National Bolsheviks greeting a freed defendant with the party salute and roars of "Glory to the heroes!" on Thursday.

Asked whether she would allow her son to continue to participate in the National Bolsheviks' nonviolent protest escapades, she said: "Do you really think that it is possible to stop these young men? After all, he and his friends have not done anything bad. They haven't laid a finger on anyone."

Parents have collected about $5,000 to pay for the equipment and furniture that their children were accused of breaking during the brief seizure of the office, she said. They also paid to renovate the office, she said.

Several witnesses testified during the trial that the equipment and furniture were broken by the riot police officers.

Judge Shikhanov spent more than two hours reading the sentences. Several of the defendants, who sat in three specially built cages in the courtroom, chanted "Yes, death!" as they learned that they would serve actual prison time. Their parents wept.

Rows of police officers sealed off the court building and the adjacent block from National Bolshevik activists who had come to support the defendants. Only reporters, parents and Limonov were allowed inside the courtroom.

As the released defendants emerged one by one from the courthouse, a crowd of about 50 activists behind the police line broke into roars of "Glory to the heroes!" and "Hurrah, death!" Many raised their fists in the party greeting.

Semyon Vyatkin, a pale, thin teenager with red hair, was stopped by reporters as he rushed toward the exultant crowd.

"I am not happy with the verdict because my comrades will remain in jail," he said.

He and other freed activists pledged to continue their protests.

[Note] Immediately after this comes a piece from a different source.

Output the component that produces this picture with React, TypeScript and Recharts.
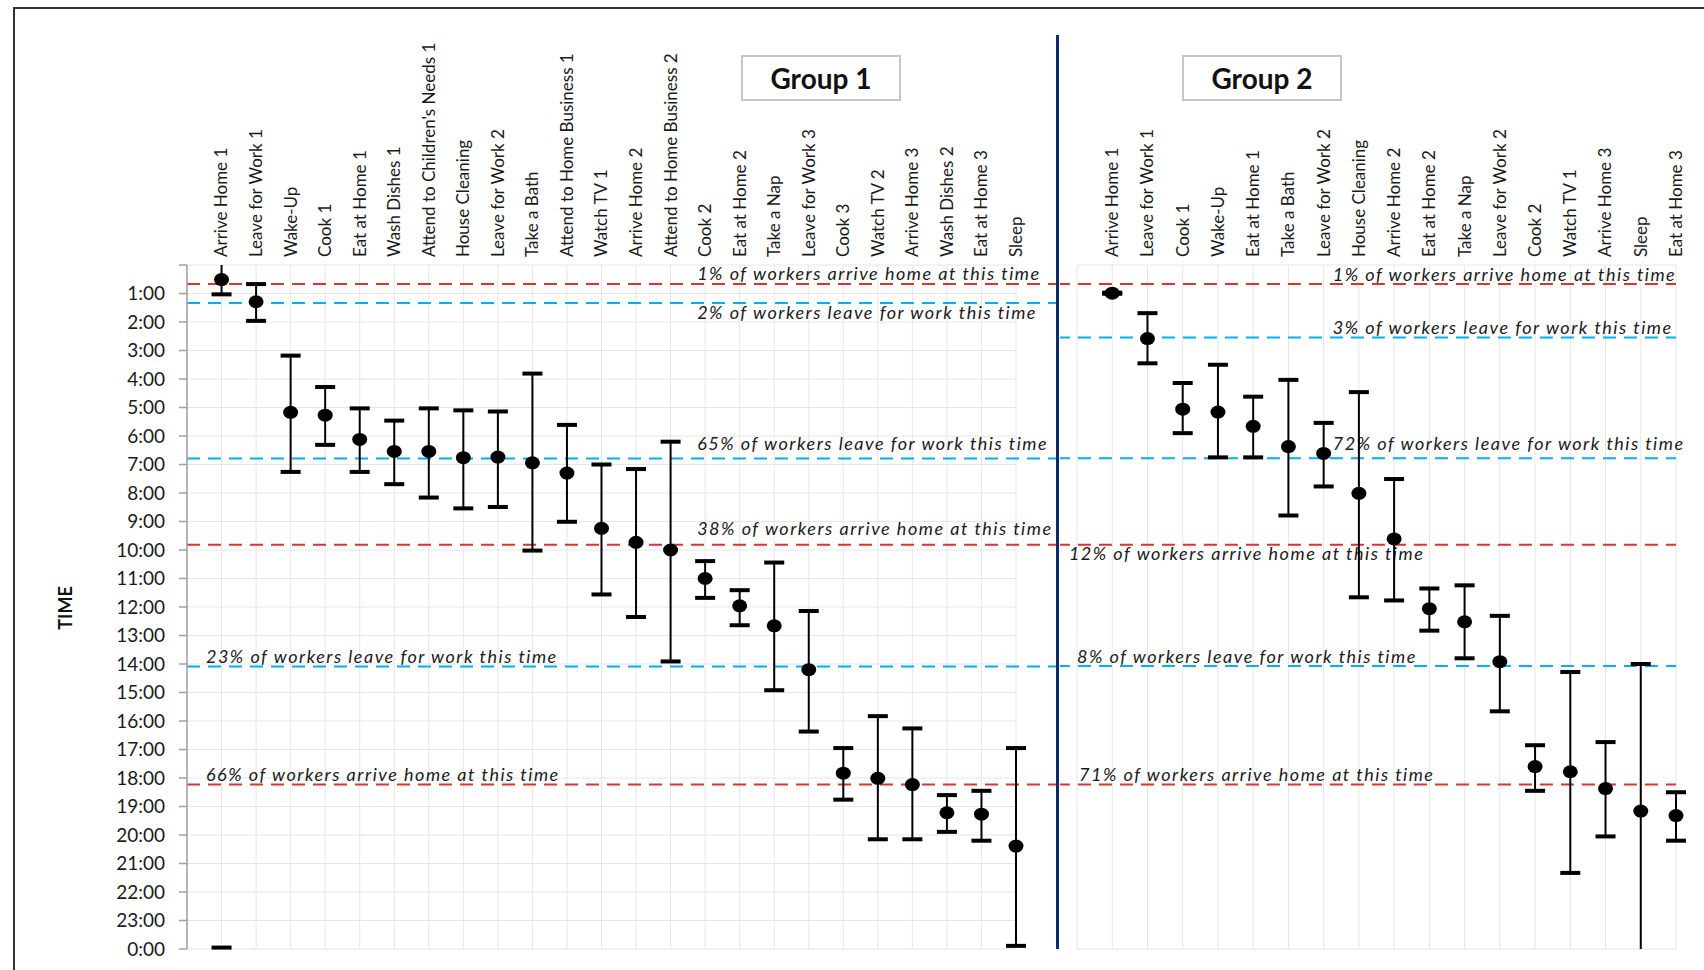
import React from 'react';
import { ComposedChart, Scatter, ErrorBar, XAxis, YAxis, CartesianGrid, ReferenceLine } from 'recharts';

// ---- data (hours after midnight) ----
const group1Names = [
  'Arrive Home 1', 'Leave for Work 1', 'Wake-Up', 'Cook 1', 'Eat at Home 1', 'Wash Dishes 1',
  "Attend to Children's Needs 1", 'House Cleaning', 'Leave for Work 2', 'Take a Bath',
  'Attend to Home Business 1', 'Watch TV 1', 'Arrive Home 2', 'Attend to Home Business 2',
  'Cook 2', 'Eat at Home 2', 'Take a Nap', 'Leave for Work 3', 'Cook 3', 'Watch TV 2',
  'Arrive Home 3', 'Wash Dishes 2', 'Eat at Home 3', 'Sleep',
];
const group1Low = [0, 0.67, 3.18, 4.28, 5.03, 5.46, 5.03, 5.1, 5.14, 3.81, 5.61, 7.0, 7.16, 6.2,
  10.39, 11.41, 10.44, 12.14, 16.95, 15.83, 16.26, 18.6, 18.45, 16.95];
const group1Mean = [0.51, 1.29, 5.17, 5.27, 6.12, 6.54, 6.54, 6.76, 6.74, 6.94, 7.3, 9.24, 9.73, 10.0,
  11.0, 11.96, 12.66, 14.2, 17.83, 18.01, 18.23, 19.22, 19.27, 20.39];
const group1High = [1.03, 1.96, 7.26, 6.31, 7.26, 7.69, 8.16, 8.54, 8.49, 10.02, 9.01, 11.56, 12.35, 13.91,
  11.68, 12.64, 14.92, 16.37, 18.76, 20.15, 20.15, 19.89, 20.2, 23.89];
// where the end caps sit (null = no cap). Arrive Home 1 wraps round midnight.
const group1LowCap = [23.95, 0.67, 3.18, 4.28, 5.03, 5.46, 5.03, 5.1, 5.14, 3.81, 5.61, 7.0, 7.16, 6.2,
  10.39, 11.41, 10.44, 12.14, 16.95, 15.83, 16.26, 18.6, 18.45, 16.95];
const group1HighCap = group1High;

const group2Names = [
  'Arrive Home 1', 'Leave for Work 1', 'Cook 1', 'Wake-Up', 'Eat at Home 1', 'Take a Bath',
  'Leave for Work 2', 'House Cleaning', 'Arrive Home 2', 'Eat at Home 2', 'Take a Nap',
  'Leave for Work 2', 'Cook 2', 'Watch TV 1', 'Arrive Home 3', 'Sleep', 'Eat at Home 3',
];
const group2Low = [0.97, 1.69, 4.14, 3.5, 4.62, 4.03, 5.54, 4.46, 7.51, 11.35, 11.24, 12.31, 16.85, 14.28, 16.74, 14.0, 18.5];
const group2Mean = [0.99, 2.58, 5.06, 5.16, 5.66, 6.37, 6.61, 8.01, 9.61, 12.06, 12.52, 13.92, 17.6, 17.78, 18.37, 19.16, 19.32];
const group2High = [1.01, 3.45, 5.9, 6.75, 6.75, 8.79, 7.77, 11.66, 11.77, 12.83, 13.8, 15.66, 18.45, 21.33, 20.05, 24, 20.2];
const group2LowCap = group2Low;
const group2HighCap = [1.01, 3.45, 5.9, 6.75, 6.75, 8.79, 7.77, 11.66, 11.77, 12.83, 13.8, 15.66, 18.45, 21.33, 20.05, null, 20.2];

const hourTicks = [0, 1, 2, 3, 4, 5, 6, 7, 8, 9, 10, 11, 12, 13, 14, 15, 16, 17, 18, 19, 20, 21, 22, 23, 24];

// reference lines
const group1NoteY = [0.67, 1.33, 6.79, 9.82, 14.09, 18.23];
const group1NoteKind = ['arrive', 'leave', 'leave', 'arrive', 'leave', 'arrive'];
const group1NoteText = [
  '1% of workers arrive home at this time',
  '2% of workers leave for work this time',
  '65% of workers leave for work this time',
  '38% of workers arrive home at this time',
  '23% of workers leave for work this time',
  '66% of workers arrive home at this time',
];
const group2NoteY = [0.67, 2.54, 6.78, 9.82, 14.07, 18.23];
const group2NoteKind = ['arrive', 'leave', 'leave', 'arrive', 'leave', 'arrive'];
const group2NoteText = [
  '1% of workers arrive home at this time',
  '3% of workers leave for work this time',
  '72% of workers leave for work this time',
  '12% of workers arrive home at this time',
  '8% of workers leave for work this time',
  '71% of workers arrive home at this time',
];

// ---- layout ----
const g1Place = [[14.77, -4], [14.77, 16], [14.77, -9], [14.77, -10], [0.55, -4], [0.55, -4]];
const g2Place = [[7.26, -3], [7.26, -3], [7.26, -8.5], [-0.23, 15.5], [0, -2.5], [0.06, -4]];
const CHART_H = 970;
const FONT = 'Lato, "Open Sans", sans-serif';
const lineColor: Record<string, string> = { arrive: '#e03131', leave: '#00b0f0' };

const buildRows = (low: number[], mean: number[], high: number[]) =>
  mean.map((m, i) => ({ x: i + 1, mean: m, errs: [m - low[i], high[i] - m] }));

const buildCaps = (lowCap: (number | null)[], highCap: (number | null)[]) => {
  const out: { x: number; y: number }[] = [];
  lowCap.forEach((v, i) => { if (v !== null) out.push({ x: i + 1, y: v }); });
  highCap.forEach((v, i) => { if (v !== null) out.push({ x: i + 1, y: v }); });
  return out;
};

const dotShape = (p: any) => <ellipse cx={p.cx} cy={p.cy} rx={7.5} ry={6.5} fill="#000" />;
const capShape = (p: any) => <rect x={p.cx - 10} y={p.cy - 2} width={20} height={4} fill="#000" />;

const makeTick = (names: string[]) => (p: any) => {
  const v = p.payload.value;
  if (v === 0) return <g />;
  return (
    <text x={p.x} y={p.y} transform={`rotate(-90 ${p.x} ${p.y})`} textAnchor="start" dy="0.35em"
      fontSize={17} fontFamily={FONT} fill="#1a1a1a">
      {names[v - 1]}
    </text>
  );
};

const makeNote = (text: string, frac: number, dy: number) => (p: any) => {
  const vb = p.viewBox;
  return (
    <text x={vb.x + frac * vb.width} y={vb.y + dy} fontSize={18} fontStyle="italic" letterSpacing={1.5}
      fontFamily={FONT} fill="#1a1a1a">
      {text}
    </text>
  );
};

interface PanelProps {
  names: string[];
  low: number[]; mean: number[]; high: number[];
  lowCap: (number | null)[]; highCap: (number | null)[];
  noteY: number[]; noteKind: string[]; noteText: string[]; place: number[][];
  width: number; margin: any; showAxis: boolean; lineFrom: number; lineTo: number;
}

const Panel = (props: PanelProps) => {
  const rows = buildRows(props.low, props.mean, props.high);
  const caps = buildCaps(props.lowCap, props.highCap);
  const n = props.names.length;
  const xTicks = hourTicks.slice(0, n + 1);
  return (
    <ComposedChart width={props.width} height={CHART_H} margin={props.margin}>
      <CartesianGrid stroke="#e6e6e6" strokeWidth={1} />
      <XAxis type="number" dataKey="x" orientation="top" domain={[0, n]} ticks={xTicks} interval={0}
        height={230} axisLine={false} tickLine={false} tickSize={0} tickMargin={8}
        tick={makeTick(props.names)} />
      {props.showAxis ? (
        <YAxis type="number" domain={[0, 24]} reversed ticks={hourTicks} interval={0} width={60}
          tickFormatter={(v: number) => (v === 0 ? '' : `${v % 24}:00`)}
          tickSize={8} tickMargin={14}
          tick={{ fontSize: 19, fill: '#1a1a1a', fontFamily: FONT }}
          axisLine={{ stroke: '#a0a0a0', strokeWidth: 1.5 }} tickLine={{ stroke: '#a0a0a0', strokeWidth: 1.5 }} />
      ) : (
        <YAxis type="number" domain={[0, 24]} reversed ticks={hourTicks} interval={0} width={0}
          tick={false} axisLine={false} tickLine={false} />
      )}
      {props.noteY.map((y, i) => (
        <ReferenceLine key={`n${i}`} segment={[{ x: props.lineFrom, y }, { x: props.lineTo, y }]}
          stroke={lineColor[props.noteKind[i]]} strokeWidth={2} strokeDasharray="13 8" ifOverflow="visible"
          label={makeNote(props.noteText[i], (props.place[i][0] - props.lineFrom) / (props.lineTo - props.lineFrom), props.place[i][1])} />
      ))}
      <Scatter data={rows} dataKey="mean" isAnimationActive={false} shape={dotShape}>
        <ErrorBar dataKey="errs" direction="y" width={0} stroke="#000" strokeWidth={2} isAnimationActive={false} />
      </Scatter>
      <Scatter data={caps} dataKey="y" isAnimationActive={false} shape={capShape} />
    </ComposedChart>
  );
};

const boxStyle: React.CSSProperties = {
  position: 'absolute', top: 55, width: 156, height: 42, border: '2px solid #c6c6c6', background: '#fff',
  display: 'flex', alignItems: 'center', justifyContent: 'center',
  fontFamily: FONT, fontWeight: 700, fontSize: 28, color: '#111',
};

export default function App() {
  return (
    <div style={{ position: 'absolute', left: 0, top: 0, width: 1704, height: 970, overflow: 'hidden', background: '#fff' }}>
      <div style={{ position: 'absolute', left: 13, top: 7, width: 1720, height: 1000, borderTop: '2px solid #333', borderLeft: '2px solid #333' }} />
      <div style={{ position: 'absolute', left: 0, top: 0 }}>
        <Panel names={group1Names} low={group1Low} mean={group1Mean} high={group1High}
          lowCap={group1LowCap} highCap={group1HighCap}
          noteY={group1NoteY} noteKind={group1NoteKind} noteText={group1NoteText} place={g1Place}
          width={1060} margin={{ top: 35, right: 44, bottom: 21, left: 127 }} showAxis
          lineFrom={0} lineTo={25.19} />
      </div>
      <div style={{ position: 'absolute', left: 1060, top: 0 }}>
        <Panel names={group2Names} low={group2Low} mean={group2Mean} high={group2High}
          lowCap={group2LowCap} highCap={group2HighCap}
          noteY={group2NoteY} noteKind={group2NoteKind} noteText={group2NoteText} place={g2Place}
          width={644} margin={{ top: 35, right: 28, bottom: 21, left: 17 }} showAxis={false}
          lineFrom={-0.57} lineTo={17} />
      </div>
      <div style={{ position: 'absolute', left: 1056, top: 35, width: 3, height: 914, background: '#10296b' }} />
      <div style={{ ...boxStyle, left: 741 }}>Group 1</div>
      <div style={{ ...boxStyle, left: 1182 }}>Group 2</div>
      <div style={{ position: 'absolute', left: 65, top: 608, transform: 'translate(-50%, -50%) rotate(-90deg)',
        fontFamily: FONT, fontWeight: 700, fontSize: 18, color: '#111' }}>TIME</div>
    </div>
  );
}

The crowd greeted them with kisses, showers of champagne and threw them in the air.

"Two girls for every hero tonight!" a young bearded activist shouted, to a roar of laughter from the crowd. The man said his brother was among those released.

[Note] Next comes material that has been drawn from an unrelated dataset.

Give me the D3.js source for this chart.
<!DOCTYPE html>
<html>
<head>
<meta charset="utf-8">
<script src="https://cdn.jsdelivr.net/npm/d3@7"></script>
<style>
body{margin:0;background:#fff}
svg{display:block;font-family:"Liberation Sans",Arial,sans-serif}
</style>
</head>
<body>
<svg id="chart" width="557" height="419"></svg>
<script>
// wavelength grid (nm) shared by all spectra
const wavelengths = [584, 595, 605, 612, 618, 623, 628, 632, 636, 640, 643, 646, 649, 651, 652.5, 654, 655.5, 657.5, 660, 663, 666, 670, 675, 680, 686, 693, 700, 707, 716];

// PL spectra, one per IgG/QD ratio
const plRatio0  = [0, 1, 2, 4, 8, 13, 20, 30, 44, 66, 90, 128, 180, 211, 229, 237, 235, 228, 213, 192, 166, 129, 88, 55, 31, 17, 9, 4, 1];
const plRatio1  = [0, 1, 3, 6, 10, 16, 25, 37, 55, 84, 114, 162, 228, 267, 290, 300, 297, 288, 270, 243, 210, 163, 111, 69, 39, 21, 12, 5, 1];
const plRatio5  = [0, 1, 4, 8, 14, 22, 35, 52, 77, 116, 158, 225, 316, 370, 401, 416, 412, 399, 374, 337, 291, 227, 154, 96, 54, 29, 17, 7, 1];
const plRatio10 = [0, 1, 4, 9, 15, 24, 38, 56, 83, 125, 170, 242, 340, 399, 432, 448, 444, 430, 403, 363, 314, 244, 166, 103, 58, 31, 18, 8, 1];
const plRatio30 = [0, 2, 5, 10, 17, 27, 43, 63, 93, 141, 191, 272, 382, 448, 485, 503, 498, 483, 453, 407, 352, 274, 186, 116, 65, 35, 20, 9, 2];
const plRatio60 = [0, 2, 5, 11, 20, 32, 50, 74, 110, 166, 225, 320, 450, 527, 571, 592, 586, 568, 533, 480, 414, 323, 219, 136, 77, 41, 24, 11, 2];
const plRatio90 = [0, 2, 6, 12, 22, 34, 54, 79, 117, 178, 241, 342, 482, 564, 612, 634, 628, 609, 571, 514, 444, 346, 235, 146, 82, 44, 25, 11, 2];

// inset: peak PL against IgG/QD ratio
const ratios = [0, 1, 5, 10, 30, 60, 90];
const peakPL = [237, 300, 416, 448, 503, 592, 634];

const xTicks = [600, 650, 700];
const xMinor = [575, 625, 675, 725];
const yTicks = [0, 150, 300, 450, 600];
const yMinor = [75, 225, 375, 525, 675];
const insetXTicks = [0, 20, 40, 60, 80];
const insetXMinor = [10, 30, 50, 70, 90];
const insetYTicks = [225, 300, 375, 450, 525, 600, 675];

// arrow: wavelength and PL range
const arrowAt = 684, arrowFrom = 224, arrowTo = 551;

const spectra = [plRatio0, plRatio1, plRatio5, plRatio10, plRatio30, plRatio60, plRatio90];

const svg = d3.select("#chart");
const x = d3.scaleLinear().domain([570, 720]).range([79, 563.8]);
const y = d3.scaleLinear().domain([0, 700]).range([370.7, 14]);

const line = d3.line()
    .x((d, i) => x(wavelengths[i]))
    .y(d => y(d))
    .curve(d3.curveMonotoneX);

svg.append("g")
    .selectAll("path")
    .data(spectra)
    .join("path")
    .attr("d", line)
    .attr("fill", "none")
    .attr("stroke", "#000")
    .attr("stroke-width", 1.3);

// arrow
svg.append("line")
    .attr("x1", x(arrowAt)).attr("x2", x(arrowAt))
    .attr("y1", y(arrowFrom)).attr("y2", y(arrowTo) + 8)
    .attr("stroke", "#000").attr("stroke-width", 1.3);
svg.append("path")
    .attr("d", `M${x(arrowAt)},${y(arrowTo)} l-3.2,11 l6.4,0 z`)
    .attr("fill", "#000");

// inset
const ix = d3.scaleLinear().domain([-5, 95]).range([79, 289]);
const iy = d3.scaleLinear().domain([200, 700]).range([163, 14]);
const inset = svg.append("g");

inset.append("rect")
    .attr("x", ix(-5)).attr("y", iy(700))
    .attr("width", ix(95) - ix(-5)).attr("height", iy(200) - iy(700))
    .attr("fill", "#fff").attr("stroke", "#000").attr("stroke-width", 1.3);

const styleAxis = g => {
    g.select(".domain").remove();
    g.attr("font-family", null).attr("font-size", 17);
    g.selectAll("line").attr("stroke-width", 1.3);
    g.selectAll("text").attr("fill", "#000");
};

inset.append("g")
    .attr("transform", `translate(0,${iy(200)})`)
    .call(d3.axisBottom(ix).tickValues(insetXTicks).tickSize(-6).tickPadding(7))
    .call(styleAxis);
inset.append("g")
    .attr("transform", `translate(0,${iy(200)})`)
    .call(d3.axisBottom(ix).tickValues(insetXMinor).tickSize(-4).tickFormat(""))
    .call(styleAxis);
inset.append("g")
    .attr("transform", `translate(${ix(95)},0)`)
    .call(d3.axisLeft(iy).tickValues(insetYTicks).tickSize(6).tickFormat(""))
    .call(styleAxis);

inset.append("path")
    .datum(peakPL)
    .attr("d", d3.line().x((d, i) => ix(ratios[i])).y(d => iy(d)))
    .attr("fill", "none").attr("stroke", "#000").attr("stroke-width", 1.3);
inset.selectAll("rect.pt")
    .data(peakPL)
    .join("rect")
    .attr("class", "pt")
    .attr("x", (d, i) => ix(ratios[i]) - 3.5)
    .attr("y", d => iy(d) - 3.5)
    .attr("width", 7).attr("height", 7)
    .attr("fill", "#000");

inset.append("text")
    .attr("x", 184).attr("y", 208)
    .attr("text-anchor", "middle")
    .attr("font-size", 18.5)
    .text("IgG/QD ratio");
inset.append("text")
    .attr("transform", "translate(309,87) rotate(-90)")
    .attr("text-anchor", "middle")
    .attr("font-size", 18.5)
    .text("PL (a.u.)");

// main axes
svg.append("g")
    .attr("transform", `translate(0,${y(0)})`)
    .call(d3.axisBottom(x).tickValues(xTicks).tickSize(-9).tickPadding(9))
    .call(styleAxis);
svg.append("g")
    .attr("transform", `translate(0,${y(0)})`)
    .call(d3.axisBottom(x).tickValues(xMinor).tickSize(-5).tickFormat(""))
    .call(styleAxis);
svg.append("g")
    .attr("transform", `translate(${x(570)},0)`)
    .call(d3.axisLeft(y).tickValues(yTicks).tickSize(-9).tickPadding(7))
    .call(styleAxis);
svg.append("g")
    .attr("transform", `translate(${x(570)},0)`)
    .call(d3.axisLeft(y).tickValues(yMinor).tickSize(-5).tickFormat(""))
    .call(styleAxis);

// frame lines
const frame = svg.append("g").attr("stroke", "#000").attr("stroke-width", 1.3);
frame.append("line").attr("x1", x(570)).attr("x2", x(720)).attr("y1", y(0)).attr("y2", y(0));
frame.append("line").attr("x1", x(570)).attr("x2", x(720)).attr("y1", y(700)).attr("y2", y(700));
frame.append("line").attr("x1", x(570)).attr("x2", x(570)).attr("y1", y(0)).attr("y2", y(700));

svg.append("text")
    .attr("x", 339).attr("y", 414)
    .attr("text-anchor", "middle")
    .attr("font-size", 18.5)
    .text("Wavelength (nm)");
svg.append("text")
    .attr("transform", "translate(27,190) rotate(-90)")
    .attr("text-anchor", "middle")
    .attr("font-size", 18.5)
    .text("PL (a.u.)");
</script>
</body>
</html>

National Bolshevik spokesman Alexander Averin, whose wife, Natalya, was sentenced to three years in prison, did not join in the celebration. "I am glad to have my comrades back, but I need to think about the appeal to the Moscow City Court now," he said.

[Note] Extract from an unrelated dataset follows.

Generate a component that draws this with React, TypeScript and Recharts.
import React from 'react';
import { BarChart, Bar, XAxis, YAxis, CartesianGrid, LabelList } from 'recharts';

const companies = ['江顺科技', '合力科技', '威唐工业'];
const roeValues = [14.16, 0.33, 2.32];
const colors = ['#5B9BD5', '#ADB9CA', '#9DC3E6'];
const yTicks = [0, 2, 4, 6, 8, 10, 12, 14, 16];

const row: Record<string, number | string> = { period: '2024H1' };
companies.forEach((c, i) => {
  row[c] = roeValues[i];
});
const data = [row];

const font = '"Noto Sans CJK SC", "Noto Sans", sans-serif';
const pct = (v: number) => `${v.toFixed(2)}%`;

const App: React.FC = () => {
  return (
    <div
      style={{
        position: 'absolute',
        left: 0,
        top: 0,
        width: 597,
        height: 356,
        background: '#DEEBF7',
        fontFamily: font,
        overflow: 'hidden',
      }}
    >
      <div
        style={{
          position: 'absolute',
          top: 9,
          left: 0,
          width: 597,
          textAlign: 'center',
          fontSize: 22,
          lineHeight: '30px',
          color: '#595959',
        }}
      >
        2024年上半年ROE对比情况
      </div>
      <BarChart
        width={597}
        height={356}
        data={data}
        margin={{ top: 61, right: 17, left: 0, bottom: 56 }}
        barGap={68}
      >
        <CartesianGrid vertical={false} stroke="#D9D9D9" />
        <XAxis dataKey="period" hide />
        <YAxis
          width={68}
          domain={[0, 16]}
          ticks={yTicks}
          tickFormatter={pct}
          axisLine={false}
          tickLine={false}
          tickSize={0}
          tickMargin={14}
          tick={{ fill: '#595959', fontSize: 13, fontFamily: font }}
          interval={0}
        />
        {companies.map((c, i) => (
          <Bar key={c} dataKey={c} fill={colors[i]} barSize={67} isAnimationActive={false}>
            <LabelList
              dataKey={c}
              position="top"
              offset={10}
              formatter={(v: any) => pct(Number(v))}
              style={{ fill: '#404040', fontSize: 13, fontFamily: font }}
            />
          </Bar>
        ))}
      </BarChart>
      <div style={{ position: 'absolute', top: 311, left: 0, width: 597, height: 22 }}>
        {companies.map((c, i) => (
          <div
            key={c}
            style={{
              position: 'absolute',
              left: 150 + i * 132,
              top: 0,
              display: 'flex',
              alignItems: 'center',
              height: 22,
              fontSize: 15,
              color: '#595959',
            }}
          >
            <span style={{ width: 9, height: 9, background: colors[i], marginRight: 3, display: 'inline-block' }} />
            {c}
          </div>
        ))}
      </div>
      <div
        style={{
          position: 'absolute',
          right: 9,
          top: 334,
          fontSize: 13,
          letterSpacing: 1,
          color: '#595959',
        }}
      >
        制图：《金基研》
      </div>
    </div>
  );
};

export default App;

The freed activists will have to pay monthly visits to the police, and any infraction of the law will turn their suspended sentences into real prison terms.

"My son is not a criminal, but we will have to begin living like criminals," joked Vera Rozhina, whose teenage son Alexei was released.

Defense lawyers expressed satisfaction with the court's ruling and said those who remained behind bars would appeal. Twenty-two defense lawyers participated in the trial.

"I have mixed feelings because it was a compromise. The defendants were sentenced and then released, but they are not guilty," said Dmitry Agranovsky, a lawyer who often defends National Bolshevik activists in court.

Michael Eckels / MT

A grim-faced Eduard Limonov leaving the courtroom after the judge's ruling.

He said the court had sentenced the eight to prison terms because it had determined that they had played leading roles in the office seizure. He said, however, that this was not reflected in investigators' documents filed with the court, and that the eight would have a strong case when they appealed.

The National Bolshevik Party, formed by Limonov in 1993, is one of the most popular political movements among the nation's urban youth. After Limonov and several other senior members have spent time in jail in the last few years on charges of plotting a nationalist rebellion in Kazakhstan, the group has become increasingly vocal in its opposition to the Kremlin and President Vladimir Putin.

The authorities have responded harshly to the organization's often-theatrical antics, which have included throwing mayonnaise on senior officials and unfurling anti-Putin posters on landmark buildings. Dozens of activists have been detained and imprisoned.

In November, the Supreme Court ordered the organization to disband. Prosecutors had argued that the group was extremist and masquerading as a political party even though it was not registered as such. The National Bolshevik Party has been trying for months to reregister without the word "party" in its name, but its applications have been repeatedly rejected over technicalities.